As it beats the moribund shipping industry with the anti-graft stick, the central government is also holding out the subsidy carrot to help troubled players retire aging fleets.
The ministries of transport, finance, and industry and information technology as well as the National Development and Reform Commission have reached a consensus on relaxing subsidies for scrapping aging vessels, the China Securities Journal quoted an unnamed industry insider as saying.
Although no details are available, the proposed change is designed to lower the barriers for the ship demolition subvention launched in 2010. On top of the 1,000 yuan (US$164) for each metric ton scrapped, the central government is expected to offer money to offset losses shipowners could incur from phasing out the old ships, the newspaper reported.
If the change does come in, 4.56 billion yuan in fresh subsidies will be handed out, a timely lifeline for struggling dry bulk shipping companies in particular, the report said. It’s just what many have been waiting for.

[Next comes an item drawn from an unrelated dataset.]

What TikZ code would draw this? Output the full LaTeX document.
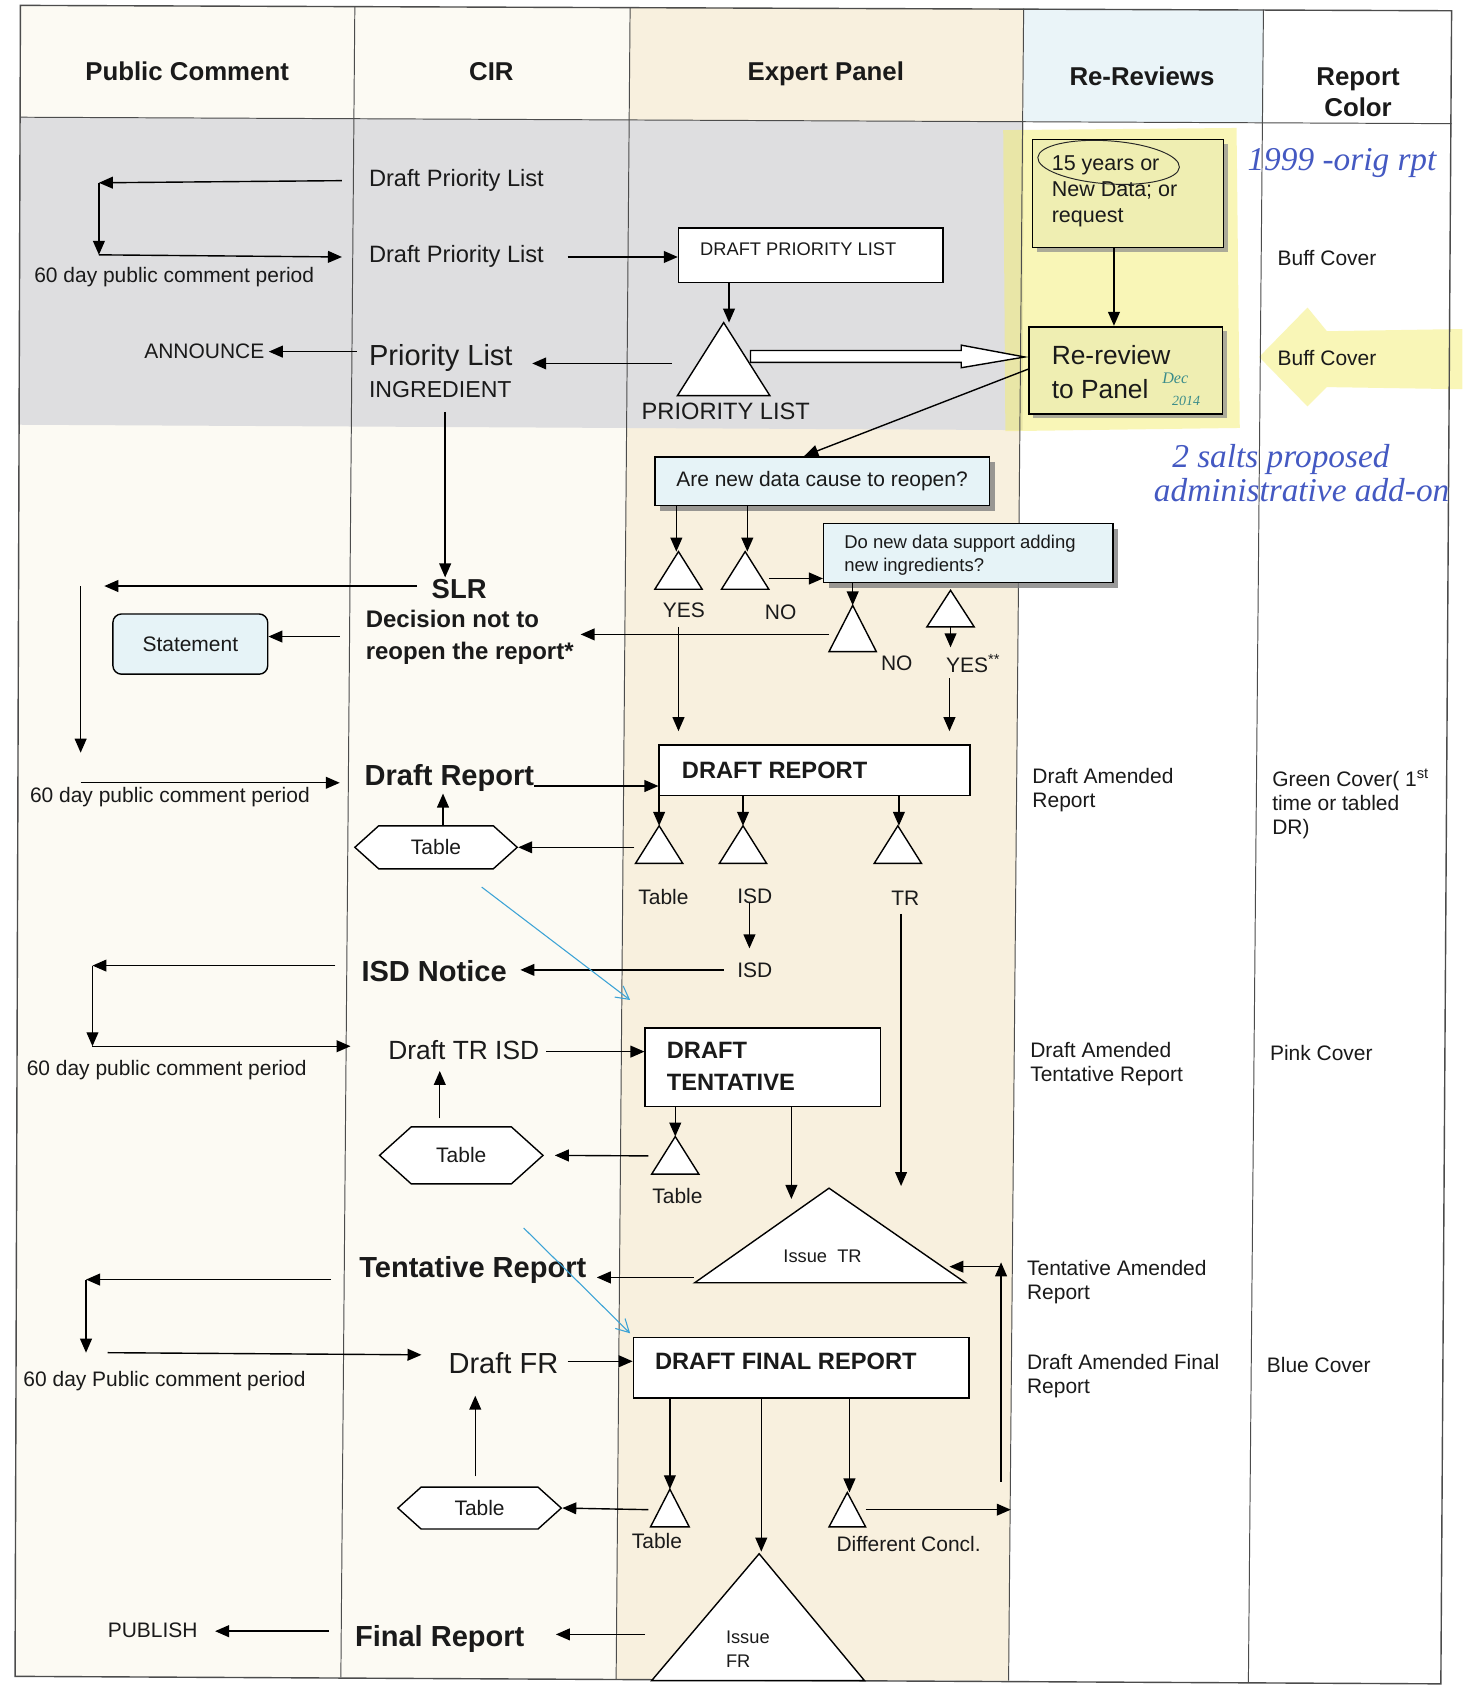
\documentclass[tikz,border=0pt]{standalone}
\usepackage{fontspec}
\setmainfont{Liberation Sans}
\newfontfamily\handfont{Liberation Serif}
\usetikzlibrary{arrows.meta,shapes.symbols,shadows,calc}
\definecolor{grayband}{HTML}{DEDEE0}
\definecolor{cream}{HTML}{F8F0DE}
\definecolor{paper}{HTML}{FCFAF3}
\definecolor{rrhead}{HTML}{EAF4F8}
\definecolor{yelbox}{HTML}{EFEEB2}
\definecolor{bluebox}{HTML}{E6F3F7}
\definecolor{ink}{HTML}{4459C2}
\definecolor{teal}{HTML}{3B8C8A}
\definecolor{hl}{HTML}{F4EE70}
\definecolor{penblue}{HTML}{3CA3D6}
\definecolor{txtc}{HTML}{1A1A1A}
\tikzset{
 every node/.style={inner sep=0pt, text=txtc},
 arr/.style={line width=1.3pt, draw=black, -{Triangle[length=13pt,width=11pt]}},
 gridln/.style={line width=0.9pt, draw=black!70},
 tri/.style={line width=1.3pt, draw=black, fill=white},
 boxw/.style={draw=black, line width=1.3pt, fill=white},
 bbox/.style={draw=black, line width=1.3pt, fill=bluebox, drop shadow={shadow xshift=5pt, shadow yshift=-5pt, fill=black!50, opacity=.8}},
 ybox/.style={draw=black, line width=1.3pt, fill=yelbox, drop shadow={shadow xshift=4pt, shadow yshift=-4pt, fill=black!45, opacity=.7}},
 hexa/.style={draw=black, line width=1.3pt, fill=white, signal, signal to=east and west, signal pointer angle=84},
 fA/.style={font=\fontsize{17}{22}\selectfont},
 fB/.style={font=\fontsize{19.5}{22.5}\selectfont},
 fC/.style={font=\fontsize{22}{26}\selectfont},
 fD/.style={font=\fontsize{24.5}{32}\selectfont},
 fE/.style={font=\fontsize{27}{32}\selectfont},
 bC/.style={font=\bfseries\fontsize{22}{30}\selectfont},
 bE/.style={font=\bfseries\fontsize{27}{32}\selectfont},
 hdr/.style={font=\bfseries\fontsize{24}{29}\selectfont},
 hand/.style={font=\handfont\itshape\fontsize{31}{31}\selectfont, text=ink},
 pen/.style={draw=penblue, line width=1pt, -{Straight Barb[length=12pt,width=13pt]}},
}
\begin{document}
\begin{tikzpicture}[x=1pt,y=-1pt]
\useasboundingbox (0,0) rectangle (1360,1568);
% ---------------- backgrounds ----------------
\fill[white] (0,0) rectangle (1360,1568);
\fill[paper] (19,5) -- (952,8) -- (938,1563) -- (14,1559) -- cycle;
\fill[cream] (586,7) -- (952,8) -- (938,1563) -- (573,1562) -- cycle;
\fill[grayband] (19,109) -- (952,113) -- (951,400) -- (17,395) -- cycle;
\fill[rrhead] (952,8) -- (1175,9) -- (1175,114) -- (952,113) -- cycle;
% highlighter marks
\fill[hl, opacity=.5] (933,121) -- (1150,119) -- (1153,398) -- (935,401) -- cycle;
\fill[hl, opacity=.5] (1360,306) -- (1234,308) -- (1216,286) -- (1171,332) -- (1216,378) -- (1234,360) -- (1360,362) -- cycle;
% ---------------- grid ----------------
\draw[gridln, line width=1.3pt] (19,5) -- (1350,10) -- (1340,1566) -- (14,1559) -- cycle;
\draw[gridln] (19,109) -- (1350,115);
\draw[gridln] (330,6) -- (317,1560);
\draw[gridln] (586,7) -- (573,1562);
\draw[gridln] (952,8) -- (938,1563);
\draw[gridln] (1175,9) -- (1161,1565);
% ---------------- headers ----------------
\node[hdr] (hPC) at (174,66) {Public Comment};
\node[hdr] (hCIR) at (457,67) {CIR};
\node[hdr] (hEP) at (768,69) {Expert Panel};
\node[hdr] (hRR) at (1062,71) {Re-Reviews};
\node[hdr, align=center] (hRC) at (1263,86) {Report\\Color};
% ---------------- priority list band ----------------
\node[fC, anchor=west] (dpl1) at (343,168) {Draft Priority List};
\node[fC, anchor=west] (dpl2) at (343,238) {Draft Priority List};
\coordinate (pcA) at (92,170);
\coordinate (pcB) at (92,237);
\draw[arr] ([xshift=-25pt]dpl1.west) -- (pcA);
\draw[arr] (pcA) -- (pcB);
\draw[arr] (pcB) -- ([xshift=-25pt,yshift=-1pt]dpl2.west);
\node[fB] (pc1) at (162,258) {60 day public comment period};
\node[boxw, minimum width=246pt, minimum height=51pt] (dplbox) at (754,237.5) {};
\node[fA, anchor=west] (dplT) at (651,232) {DRAFT PRIORITY LIST};
\draw[arr] ([xshift=22pt,yshift=-1pt]dpl2.east) -- (dplbox.west |- 0,239);
\coordinate (plT) at (673,300);
\draw[arr] (678,263) -- (678,300);
\draw[tri] (plT) -- (630,368) -- (716,368) -- cycle;
\node[fC] (plL) at (675,383) {PRIORITY LIST};
\node[fE, anchor=west] (pl) at (343,333) {Priority List};
\node[font=\fontsize{21.5}{26}\selectfont, anchor=west] (ingr) at (343,362) {INGREDIENT};
\draw[arr] (625,338) -- (495,338);
\node[fB, anchor=east] (ann) at (246,327) {ANNOUNCE};
\draw[arr] (332,327) -- ([xshift=4pt]ann.east);
% hollow arrow to Re-review
\draw[line width=1.3pt, fill=white] (698,326) -- (894,326) -- (894,321) -- (953,332) -- (894,342) -- (894,337) -- (698,337) -- cycle;
% ---------------- re-reviews ----------------
\node[ybox, minimum width=178pt, minimum height=100pt] (yrs) at (1049,180) {};
\node[fB, anchor=west, align=left, font=\fontsize{20}{24.5}\selectfont] (yrsT) at (978,178) {15 years or\\New Data; or\\request};
\draw[black!85, line width=0.9pt, rotate around={-4:(1031,151)}] (1031,151) ellipse [x radius=66pt, y radius=20pt];
\node[ybox, minimum width=180pt, minimum height=81pt] (rev) at (1047,344.5) {};
\node[anchor=west, align=left, font=\fontsize{24.5}{32}\selectfont] (revT) at (978,346) {Re-review\\to Panel};
\draw[arr] (1036,230) -- (1036,303);
\node[font=\handfont\itshape\fontsize{15}{15}\selectfont, text=teal] (dec) at (1093,352) {Dec};
\node[font=\handfont\itshape\fontsize{13}{13}\selectfont, text=teal] (yr14) at (1103,373) {2014};
\node[fB, anchor=west] (buff1) at (1188,240) {Buff Cover};
\node[fB, anchor=west] (buff2) at (1188,333) {Buff Cover};
\node[hand, anchor=west] (h1) at (1160,152) {1999 -orig rpt};
\node[hand, anchor=west] (h2) at (1090,427) {2 salts proposed};
\node[hand, anchor=west] (h3) at (1073,456) {administrative add-on};
\draw[arr] (957,343) -- (748,424);
% ---------------- decision boxes ----------------
\node[bbox, minimum width=311pt, minimum height=45pt, fB] (q1) at (764.5,447.5) {Are new data cause to reopen?};
\node[bbox, minimum width=269pt, minimum height=55pt] (q2) at (900.5,514.5) {};
\begin{scope}
\clip (767,488) rectangle (1034,535);
\node[anchor=west, align=left, font=\fontsize{17.2}{21}\selectfont] (q2T) at (785,516.5) {Do new data support adding\\new ingredients?};
\end{scope}
\coordinate (tYes) at (631,513);
\coordinate (tNo) at (693,513);
\draw[arr] (629,470) -- (629,513);
\draw[arr] (695,470) -- (695,513);
\draw[tri] (tYes) -- ++(-22,35) -- ++(44,0) -- cycle;
\draw[tri] (tNo) -- ++(-22,35) -- ++(44,0) -- cycle;
\node[fB] (lYes) at (636,568) {YES};
\node[fB] (lNo) at (726,569) {NO};
\draw[arr] (715,538) -- (q2.west |- 0,538);
\coordinate (tNo2) at (793,563);
\coordinate (tYes2) at (884,549);
\draw[arr] (793,542) -- (tNo2);
\draw[tri] (tNo2) -- ++(-22,43) -- ++(44,0) -- cycle;
\draw[tri] (tYes2) -- ++(-22,34) -- ++(44,0) -- cycle;
\draw[arr] (884,583) -- (884,602);
\node[fB] (lNo2) at (834,617) {NO};
\node[fB] (lYes2) at (905,617) {YES\textsuperscript{**}};
\draw[arr] (883,631) -- (883,680);
\draw[arr] (631,583) -- (631,680);
\draw[arr] (771,590) -- (540,590);
% ---------------- SLR ----------------
\draw[arr] (414,383) -- (414,537);
\node[font=\bfseries\fontsize{25.5}{30}\selectfont] (slr) at (427,548) {SLR};
\node[anchor=west, align=left, font=\bfseries\fontsize{22.3}{30}\selectfont] (dec2) at (340,593) {Decision not to\\reopen the report*};
\draw[arr] (388,545) -- (97,545);
\coordinate (pcC) at (75,545);
\draw[arr] (pcC) -- (75,700);
\node[draw=black, line width=1.3pt, fill=bluebox, rounded corners=8pt, minimum width=144pt, minimum height=56pt, fB] (stmt) at (177,599) {Statement};
\draw[arr] (316,592) -- (stmt.east |- 0,592);
% ---------------- draft report ----------------
\node[bE, anchor=west] (dr) at (339,724) {Draft Report};
\draw[arr] (75,728) -- (316,728);
\node[fB] (pc2) at (158,741) {60 day public comment period};
\node[boxw, minimum width=289pt, minimum height=47pt] (drbox) at (757.5,716.5) {};
\node[bC, anchor=west] (drT) at (634,716) {DRAFT REPORT};
\draw[arr] (497,731) -- (drbox.west |- 0,731);
\coordinate (tT1) at (613,768);
\coordinate (tI1) at (691,768);
\coordinate (tR1) at (835,768);
\draw[arr] (613,740) -- (tT1);
\draw[arr] (691,740) -- (tI1);
\draw[arr] (836,740) -- (836,768);
\foreach \c in {tT1,tI1,tR1} \draw[tri] (\c) -- ++(-22,35) -- ++(44,0) -- cycle;
\node[fB] (lT1) at (617,834) {Table};
\node[fB] (lI1) at (702,834) {ISD};
\node[fB] (lR1) at (842,835) {TR};
\node[hexa, minimum width=151pt, minimum height=40pt, fB] (hex1) at (405.5,788) {Table};
\draw[arr] (590,788) -- (hex1.east);
\draw[arr] (412,768) -- (412,738);
\draw[arr] (697,840) -- (697,882);
\node[fB] (lI2) at (702,902) {ISD};
\draw[line width=1.3pt] (838,850) -- (838,1090);
\draw[arr] (838,1090) -- (838,1103);
% ---------------- ISD notice / draft tentative ----------------
\node[bE, anchor=west] (isdn) at (336,903) {ISD Notice};
\draw[arr] (673,902) -- (484,902);
\coordinate (pcD) at (86,898);
\coordinate (pcE) at (86,973);
\draw[arr] (312,898) -- (pcD);
\draw[arr] (pcD) -- (pcE);
\draw[arr] (pcE) -- (326,973);
\node[fB] (pc3) at (155,995) {60 day public comment period};
\node[fD, anchor=west] (dtr) at (361,977) {Draft TR ISD};
\node[boxw, minimum width=219pt, minimum height=73pt] (dtbox) at (709.5,992.5) {};
\node[bC, anchor=west, align=left] (dtT) at (620,992) {DRAFT\\TENTATIVE};
\draw[arr] (508,978) -- (dtbox.west |- 0,978);
\coordinate (tT2) at (628,1057);
\draw[arr] (628,1029) -- (tT2);
\draw[tri] (tT2) -- ++(-22,35) -- ++(44,0) -- cycle;
\node[fB] (lT2) at (630,1112) {Table};
\node[hexa, minimum width=152pt, minimum height=53pt, fB] (hex2) at (429,1074.5) {Table};
\draw[arr] (603,1075) -- ([xshift=10pt]hex2.east);
\draw[arr] (409,1040) -- (409,996);
\draw[arr] (736,1029) -- (736,1115);
\coordinate (tIss) at (771,1105);
\draw[tri] (tIss) -- (646,1193) -- (898,1193) -- cycle;
\node[fA] (issTR) at (765,1168) {Issue\ \ TR};
\node[bE, anchor=west] (tent) at (334,1181) {Tentative Report};
\draw[arr] (645,1188) -- (555,1188);
\draw[arr] (931,1378) -- (931,1174);
\draw[arr] (931,1178) -- (883,1178);
% ---------------- final report ----------------
\coordinate (pcF) at (80,1190);
\coordinate (pcG) at (80,1258);
\draw[arr] (308,1190) -- (pcF);
\draw[arr] (pcF) -- (pcG);
\draw[arr] (100,1258) -- (392,1260);
\node[fB] (pc4) at (153,1284) {60 day Public comment period};
\node[fE, anchor=west] (dfr) at (417,1268) {Draft FR};
\node[boxw, minimum width=312pt, minimum height=56pt] (frbox) at (745,1272) {};
\node[bC, anchor=west] (frT) at (609,1266) {DRAFT FINAL REPORT};
\draw[arr] (528,1266) -- (frbox.west |- 0,1266);
\coordinate (tT3) at (623,1385);
\draw[arr] (623,1300) -- (tT3);
\draw[tri] (tT3) -- ++(-18,35) -- ++(36,0) -- cycle;
\node[fB] (lT3) at (611,1433) {Table};
\node[hexa, minimum width=152pt, minimum height=39pt, fB] (hex3) at (446,1402.5) {Table};
\draw[arr] (603,1404) -- (hex3.east);
\draw[arr] (442,1373) -- (442,1298);
\coordinate (tFR) at (706,1445);
\draw[arr] (708,1300) -- (708,1443);
\draw[tri] (tFR) -- (606,1563) -- (804,1563) -- cycle;
\node[fA, anchor=west, align=left] (issFR) at (675,1534) {Issue\\FR};
\coordinate (tDC) at (788,1388);
\draw[arr] (790,1300) -- (790,1388);
\draw[tri] (tDC) -- ++(-17,32) -- ++(34,0) -- cycle;
\node[fB] (lDC) at (845,1436) {Different Concl.};
\draw[arr] (805,1404) -- (940,1404);
\node[bE, anchor=west] (fin) at (330,1524) {Final Report};
\draw[arr] (600,1520) -- (517,1520);
\node[fB] (pub) at (142,1516) {PUBLISH};
\draw[arr] (306,1517) -- (200,1517);
% ---------------- right columns ----------------
\node[fB, anchor=west, align=left] (rr1) at (960,735) {Draft Amended\\Report};
\node[fB, anchor=west, align=left] (rr2) at (958,989.5) {Draft Amended\\Tentative Report};
\node[fB, anchor=west, align=left] (rr3) at (955,1192) {Tentative Amended\\Report};
\node[fB, anchor=west, align=left] (rr4) at (955,1279.5) {Draft Amended Final\\Report};
\node[fB, anchor=west, align=left] (rc1) at (1183,747.5) {Green Cover( 1\textsuperscript{st}\\time or tabled\\DR)};
\node[fB, anchor=west] (rc2) at (1181,979) {Pink Cover};
\node[fB, anchor=west] (rc3) at (1178,1269) {Blue Cover};
% ---------------- pen arrows ----------------
\coordinate (p1a) at (448,825);
\coordinate (p1b) at (586,930);
\coordinate (p2a) at (487,1142);
\coordinate (p2b) at (586,1240);
\draw[pen] (p1a) -- (p1b);
\draw[pen] (p2a) -- (p2b);
\end{tikzpicture}
\end{document}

Major domestic shipowners have put the recycling of old vessels on hold since 2012 in the hope of just this kind of aid.
The newspaper cited global shipping information provider Clarksons as saying that the owners of China’s three biggest fleets — China COSCO (01919.HK, 601919.CN), China Shipping Development (01138.HK, 600026.CN) and Sinotrans Shipping (00368.HK) — have a combined 8 million deadweight tons of decades-old ships awaiting disposal.
Investment banking firm China International Capital Corp. estimates that China Shipping Development alone can pull in up to 700 million yuan in new subsidies next year. It would be a welcome infusion for a company that lost 1.2 billion yuan in the first three quarters of this year.